Maybe the guy is a jerk. Maybe he reacted too aggressively to a woman claiming there's gender bias at a publication that does, in fact, publish significantly more men than women. But #MeToo can't be about men who are merely accused of acting like jerks. There is too much serious work to be done preventing harassment and assault. Think of all of the women—and men—who have been sexually assaulted and still haven't come forward out of a fear that they will be attacked or shamed for doing so; think of all the women who have literally had to change careers because of abusive male bosses or managers. #MeToo has enough on its plate without also adjudicating subjective personal disputes that don't come close to rising to the level of genuine abuse.

And yet Byrne, at least, seems to want #MeToo to take a sharp turn in that direction, if the Globe article is any indication:

Byrne—like other accusers—contends there are additional women who have not spoken out, but she will not disclose their names. She said she's compiling a list that includes secondhand stories and published accounts, like that of a man who tweeted about Díaz belittling his manuscript in a writing workshop.

Asked whether such an account from a writing workshop describes a sexual abuser or a jerk, Byrne responded: "What is the difference?"

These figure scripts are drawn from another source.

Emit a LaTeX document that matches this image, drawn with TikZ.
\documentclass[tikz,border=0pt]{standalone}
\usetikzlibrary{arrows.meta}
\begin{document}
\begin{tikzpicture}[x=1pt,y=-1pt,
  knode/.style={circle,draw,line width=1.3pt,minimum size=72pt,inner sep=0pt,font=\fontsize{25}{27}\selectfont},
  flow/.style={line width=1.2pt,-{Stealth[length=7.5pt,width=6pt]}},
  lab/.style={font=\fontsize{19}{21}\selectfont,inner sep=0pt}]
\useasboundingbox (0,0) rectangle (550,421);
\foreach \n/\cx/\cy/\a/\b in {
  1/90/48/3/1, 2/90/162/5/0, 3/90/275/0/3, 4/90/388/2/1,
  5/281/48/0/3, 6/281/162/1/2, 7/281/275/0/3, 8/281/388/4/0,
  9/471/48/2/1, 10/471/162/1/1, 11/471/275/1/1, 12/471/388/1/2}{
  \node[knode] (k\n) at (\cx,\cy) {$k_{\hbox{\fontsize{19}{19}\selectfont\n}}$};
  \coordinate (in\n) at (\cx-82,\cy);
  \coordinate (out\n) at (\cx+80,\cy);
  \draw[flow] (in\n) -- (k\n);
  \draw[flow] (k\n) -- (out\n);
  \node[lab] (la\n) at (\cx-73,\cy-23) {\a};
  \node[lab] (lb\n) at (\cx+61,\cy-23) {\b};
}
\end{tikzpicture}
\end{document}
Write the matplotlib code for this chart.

"Me Too covers a huge spectrum of behaviors as problematic and as specifically misogynist," said Byrne.

Byrne is welcome to argue that #MeToo should encompass the cutting jibes of mean fiction-workshop instructors, in which case I might have a #MeToo story or two of my own from my regrettable college forays into overwrought short-story writing. But if her argument carries the day, that would be a disastrous turn of events. This sort of conflation dilutes the whole point of the movement; it introduces a loud, confusing buzzing into an urgent and mostly intelligible conversation.